▸ **What you have to do**
Beginning with the first line below, please repeat the material exactly, ending with the line that includes "right_calm = 67.49".

>> Start Information shown

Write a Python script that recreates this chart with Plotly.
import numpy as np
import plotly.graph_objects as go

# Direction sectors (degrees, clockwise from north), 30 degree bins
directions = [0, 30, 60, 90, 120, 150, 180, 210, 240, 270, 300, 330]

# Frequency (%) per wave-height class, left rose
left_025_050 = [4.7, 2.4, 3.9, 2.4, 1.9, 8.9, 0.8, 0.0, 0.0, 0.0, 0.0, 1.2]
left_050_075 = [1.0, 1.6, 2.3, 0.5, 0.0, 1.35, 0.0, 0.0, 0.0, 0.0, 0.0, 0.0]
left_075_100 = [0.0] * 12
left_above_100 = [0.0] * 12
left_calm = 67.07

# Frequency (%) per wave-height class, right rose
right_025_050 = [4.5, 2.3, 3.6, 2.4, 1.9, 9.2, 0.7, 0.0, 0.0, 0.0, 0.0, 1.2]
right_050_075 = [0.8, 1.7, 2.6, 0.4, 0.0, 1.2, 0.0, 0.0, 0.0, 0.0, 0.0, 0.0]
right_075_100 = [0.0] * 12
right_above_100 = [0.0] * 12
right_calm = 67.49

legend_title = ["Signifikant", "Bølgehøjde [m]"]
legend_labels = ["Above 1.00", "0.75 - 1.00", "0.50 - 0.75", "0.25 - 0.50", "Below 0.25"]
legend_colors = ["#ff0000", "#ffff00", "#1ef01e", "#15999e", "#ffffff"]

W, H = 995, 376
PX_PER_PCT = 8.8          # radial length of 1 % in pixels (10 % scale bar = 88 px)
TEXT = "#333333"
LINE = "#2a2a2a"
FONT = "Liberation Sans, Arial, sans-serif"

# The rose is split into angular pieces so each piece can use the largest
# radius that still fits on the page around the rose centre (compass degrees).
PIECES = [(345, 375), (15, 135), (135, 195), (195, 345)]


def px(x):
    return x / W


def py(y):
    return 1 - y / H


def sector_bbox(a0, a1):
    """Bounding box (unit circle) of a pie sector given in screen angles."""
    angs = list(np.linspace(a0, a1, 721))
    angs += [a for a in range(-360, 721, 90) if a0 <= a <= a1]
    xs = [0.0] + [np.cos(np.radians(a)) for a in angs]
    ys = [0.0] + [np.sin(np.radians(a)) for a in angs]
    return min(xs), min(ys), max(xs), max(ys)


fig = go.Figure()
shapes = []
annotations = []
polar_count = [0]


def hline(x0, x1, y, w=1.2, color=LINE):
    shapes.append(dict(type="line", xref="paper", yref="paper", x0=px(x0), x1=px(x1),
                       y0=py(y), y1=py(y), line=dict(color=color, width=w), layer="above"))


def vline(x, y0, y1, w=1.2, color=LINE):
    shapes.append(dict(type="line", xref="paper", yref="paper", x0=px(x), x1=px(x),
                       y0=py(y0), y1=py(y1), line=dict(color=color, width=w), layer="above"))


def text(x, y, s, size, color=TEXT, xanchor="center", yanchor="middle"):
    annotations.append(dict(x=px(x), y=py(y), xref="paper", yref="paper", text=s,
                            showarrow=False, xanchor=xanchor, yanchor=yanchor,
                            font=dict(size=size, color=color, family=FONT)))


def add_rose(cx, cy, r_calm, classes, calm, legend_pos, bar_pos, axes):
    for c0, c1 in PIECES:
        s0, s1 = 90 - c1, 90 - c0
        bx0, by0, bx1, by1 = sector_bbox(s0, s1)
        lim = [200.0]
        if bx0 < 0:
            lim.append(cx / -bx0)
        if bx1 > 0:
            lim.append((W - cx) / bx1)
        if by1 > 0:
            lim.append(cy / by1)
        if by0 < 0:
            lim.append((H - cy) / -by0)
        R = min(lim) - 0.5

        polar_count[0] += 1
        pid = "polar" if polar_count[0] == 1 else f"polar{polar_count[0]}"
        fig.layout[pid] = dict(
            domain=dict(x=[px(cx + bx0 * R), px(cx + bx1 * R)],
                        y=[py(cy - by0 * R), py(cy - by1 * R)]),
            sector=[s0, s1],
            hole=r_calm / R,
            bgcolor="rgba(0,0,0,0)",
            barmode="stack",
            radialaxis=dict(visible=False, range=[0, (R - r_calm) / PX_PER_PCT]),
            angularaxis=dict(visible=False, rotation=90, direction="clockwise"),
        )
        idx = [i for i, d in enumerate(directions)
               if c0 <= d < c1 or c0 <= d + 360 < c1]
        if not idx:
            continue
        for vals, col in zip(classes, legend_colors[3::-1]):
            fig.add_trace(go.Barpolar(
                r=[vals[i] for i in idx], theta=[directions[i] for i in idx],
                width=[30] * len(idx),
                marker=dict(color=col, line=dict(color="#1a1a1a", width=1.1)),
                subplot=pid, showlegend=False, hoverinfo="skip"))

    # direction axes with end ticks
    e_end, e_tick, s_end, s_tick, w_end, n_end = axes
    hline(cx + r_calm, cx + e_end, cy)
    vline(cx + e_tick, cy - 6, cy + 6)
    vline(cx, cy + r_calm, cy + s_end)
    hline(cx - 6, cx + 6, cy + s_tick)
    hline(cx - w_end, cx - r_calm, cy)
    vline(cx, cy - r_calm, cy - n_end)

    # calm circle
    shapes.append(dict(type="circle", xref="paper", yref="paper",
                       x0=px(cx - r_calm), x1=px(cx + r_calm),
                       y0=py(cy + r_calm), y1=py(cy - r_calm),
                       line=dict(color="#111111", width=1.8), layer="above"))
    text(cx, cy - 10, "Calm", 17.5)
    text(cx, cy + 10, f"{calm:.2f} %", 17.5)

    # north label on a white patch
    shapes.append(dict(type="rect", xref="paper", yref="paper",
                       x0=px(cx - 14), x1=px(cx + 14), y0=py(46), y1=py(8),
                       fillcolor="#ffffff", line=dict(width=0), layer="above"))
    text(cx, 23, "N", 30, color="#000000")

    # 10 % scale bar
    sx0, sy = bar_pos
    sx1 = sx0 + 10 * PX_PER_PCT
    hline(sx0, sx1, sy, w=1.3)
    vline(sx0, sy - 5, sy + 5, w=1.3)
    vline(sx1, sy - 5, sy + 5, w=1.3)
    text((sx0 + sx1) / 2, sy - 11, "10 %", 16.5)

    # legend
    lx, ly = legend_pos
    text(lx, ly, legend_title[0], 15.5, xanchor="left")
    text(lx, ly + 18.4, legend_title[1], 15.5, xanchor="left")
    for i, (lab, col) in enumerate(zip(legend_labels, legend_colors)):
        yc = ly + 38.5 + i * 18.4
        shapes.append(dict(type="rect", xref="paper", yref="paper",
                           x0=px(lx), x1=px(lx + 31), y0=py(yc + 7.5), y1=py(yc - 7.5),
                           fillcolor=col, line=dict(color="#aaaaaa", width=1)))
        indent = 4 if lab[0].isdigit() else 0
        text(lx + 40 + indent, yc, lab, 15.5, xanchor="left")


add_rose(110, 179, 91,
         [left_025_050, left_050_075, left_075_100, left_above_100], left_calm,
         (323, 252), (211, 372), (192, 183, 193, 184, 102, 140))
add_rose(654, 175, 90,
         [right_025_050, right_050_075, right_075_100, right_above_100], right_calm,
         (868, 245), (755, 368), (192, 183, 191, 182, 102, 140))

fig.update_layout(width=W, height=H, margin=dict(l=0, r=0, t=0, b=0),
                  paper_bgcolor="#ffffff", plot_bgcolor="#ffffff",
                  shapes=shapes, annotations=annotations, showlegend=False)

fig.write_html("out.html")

>> End Information shown

▸ **Complete response**
Write a Python script that recreates this chart with Plotly.
import numpy as np
import plotly.graph_objects as go

# Direction sectors (degrees, clockwise from north), 30 degree bins
directions = [0, 30, 60, 90, 120, 150, 180, 210, 240, 270, 300, 330]

# Frequency (%) per wave-height class, left rose
left_025_050 = [4.7, 2.4, 3.9, 2.4, 1.9, 8.9, 0.8, 0.0, 0.0, 0.0, 0.0, 1.2]
left_050_075 = [1.0, 1.6, 2.3, 0.5, 0.0, 1.35, 0.0, 0.0, 0.0, 0.0, 0.0, 0.0]
left_075_100 = [0.0] * 12
left_above_100 = [0.0] * 12
left_calm = 67.07

# Frequency (%) per wave-height class, right rose
right_025_050 = [4.5, 2.3, 3.6, 2.4, 1.9, 9.2, 0.7, 0.0, 0.0, 0.0, 0.0, 1.2]
right_050_075 = [0.8, 1.7, 2.6, 0.4, 0.0, 1.2, 0.0, 0.0, 0.0, 0.0, 0.0, 0.0]
right_075_100 = [0.0] * 12
right_above_100 = [0.0] * 12
right_calm = 67.49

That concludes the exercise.